WASHINGTON BUREAU — State insurance regulators will be waiting at least 4 more weeks to act on a resolution calling for agent and broker commissions to be excluded from medical loss ratio (MLR) calculations.
The Professional Health Insurance Advisors Task Force, an arm of the Executive Committee at the National Association of Insurance Commissioners (NAIC), Kansas City, Mo., decided to postpone action on the resolution Sunday, at a session at the NAIC's spring meeting in Austin, Texas.
Task force members decided to ask the NAIC staff to provide more data on the MLR issue.
Sandy Praeger, the Kansas insurance commissioner and the task force chairman, says postponing action was the right thing to do.
"We need to base our decisions on appropriate data," Praeger says.
Praeger acted after commissioners from states such as California, Connecticut, Illinois, Oregon and Washington expressed concerns about the resolution.
Florida Insurance Commissioner Kevin McCarty has been one of the most vocal supporters of the resolution.
THE ROGERS-BARROW BILL
The Patient Protection and Affordable Care Act (PPACA) created the MLR controversy by requiring health insurers to spend 85% of large group revenue and 80% of individual and small group revenue on medical care and quality improvement efforts.
Health insurance agents and brokers argue that the current medical loss ratio (MLR) formula encourages health carriers to squeeze out producers. They say the carriers have used the MLR provision as an excuse to cut commissions as much as 50% this year.

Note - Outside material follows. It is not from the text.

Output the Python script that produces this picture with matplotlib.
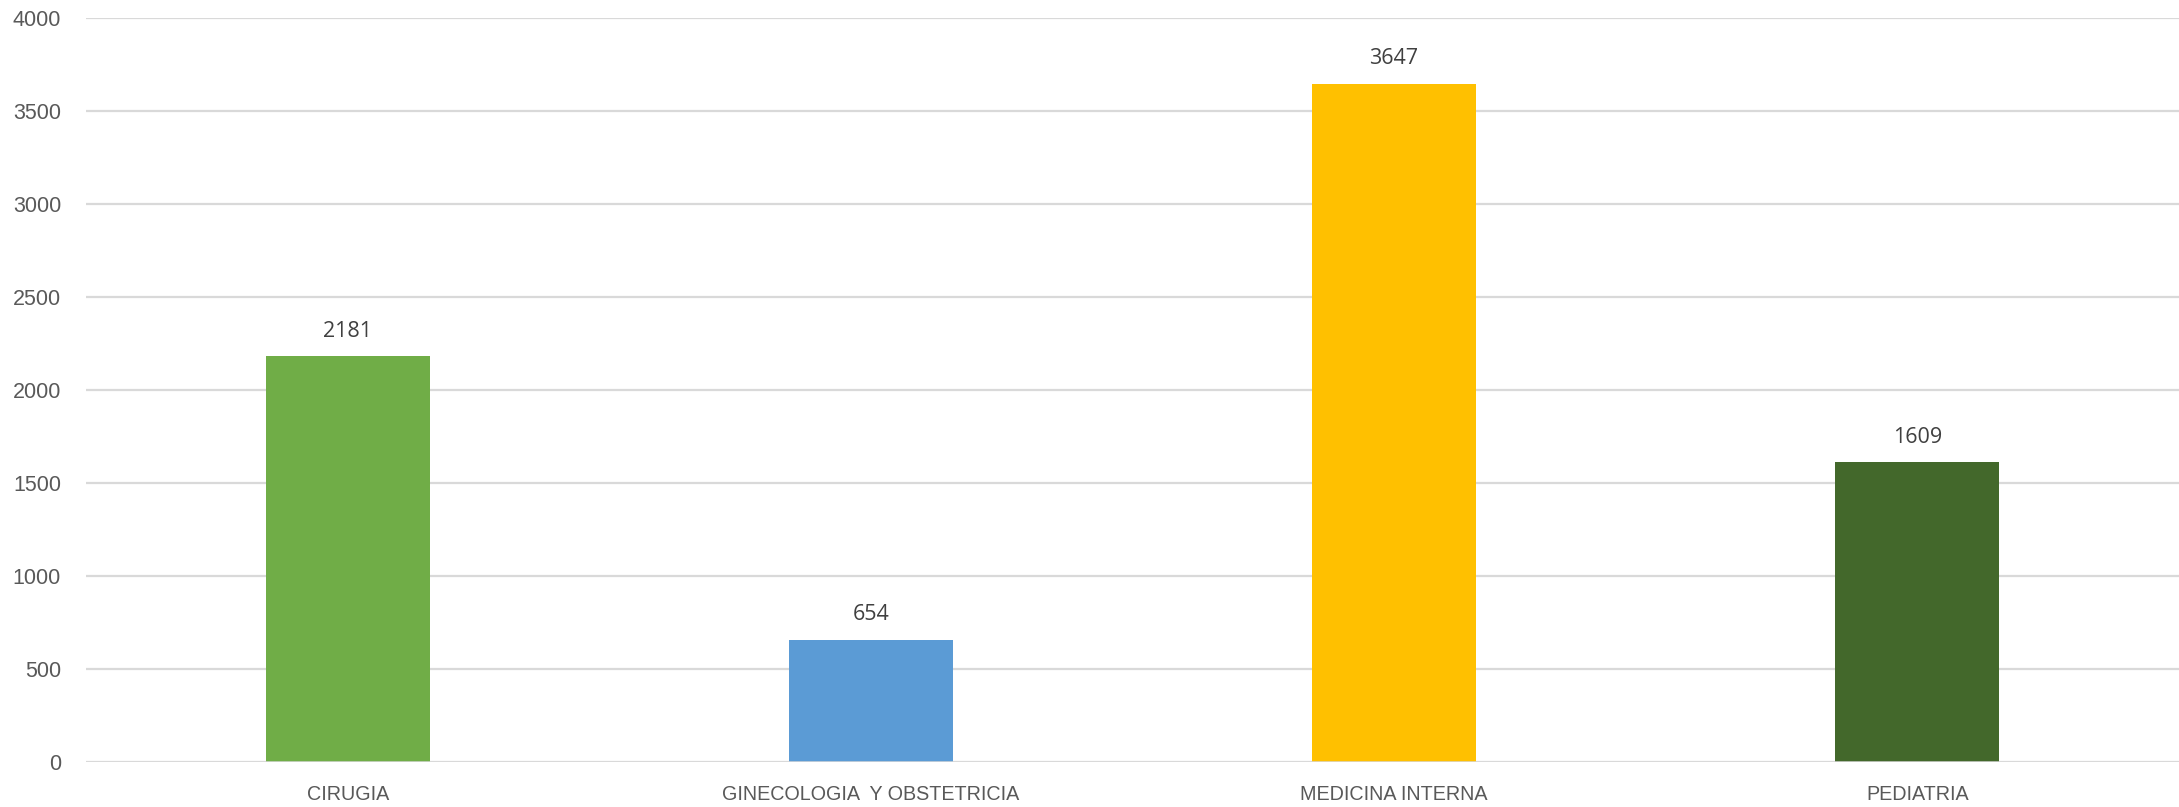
import matplotlib
matplotlib.use("Agg")
import matplotlib.pyplot as plt

categories = ["CIRUGIA", "GINECOLOGIA  Y OBSTETRICIA", "MEDICINA INTERNA", "PEDIATRIA"]
values = [2181, 654, 3647, 1609]
colors = ["#70AD47", "#5B9BD5", "#FFC000", "#43682B"]
yticks = [0, 500, 1000, 1500, 2000, 2500, 3000, 3500, 4000]

fig = plt.figure(figsize=(21.79, 8.07), dpi=100)
ax = fig.add_axes([86/2179, 45.5/807, 1 - 86/2179, (761.5 - 18) / 807])

x = list(range(len(categories)))
bars = ax.bar(x, values, width=0.313, color=colors, zorder=3)

ax.set_xlim(-0.5, len(categories) - 0.5)
ax.set_ylim(0, 4000)
ax.set_yticks(yticks)
ax.set_yticklabels([str(t) for t in yticks])
ax.set_xticks(x)
ax.set_xticklabels(categories)

ax.grid(axis="y", color="#D9D9D9", linewidth=1.6, zorder=0)
for s in ["top", "right", "left", "bottom"]:
    ax.spines[s].set_visible(False)
ax.axhline(0, color="#D9D9D9", linewidth=1.8, zorder=4)

narrow = ["Liberation Sans", "DejaVu Sans"]
ax.tick_params(axis="both", length=0, colors="#595959")
ax.tick_params(axis="y", pad=18)
ax.tick_params(axis="x", pad=17)
for lab in ax.get_yticklabels():
    lab.set_fontfamily(narrow)
    lab.set_fontsize(15.5)
    lab.set_color("#595959")
for lab in ax.get_xticklabels():
    lab.set_fontfamily(narrow)
    lab.set_fontsize(14.2)
    lab.set_color("#595959")

for b, v in zip(bars, values):
    ax.annotate(str(v), (b.get_x() + b.get_width() / 2, v), xytext=(0, 18),
                textcoords="offset points", ha="center", va="center",
                fontsize=15.5, color="#404040", family=["Open Sans", "DejaVu Sans"])

fig.savefig("out.png", dpi=100)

Producers say the MLR formula should exclude producer commissions, because the customers are the ones who pay the commissions. Carriers collect the commissions only as a convenience to the customers, producers say.
Producer groups are trying to get the NAIC to endorse H.R. 1206, the Access to Professional Health Insurance Advisors Act of 2011 bill. The bill, sponsored by Reps. Mike Rogers, R-Mich., and John Barrow, D-Ga., would exclude producer compensation from MLR calculations.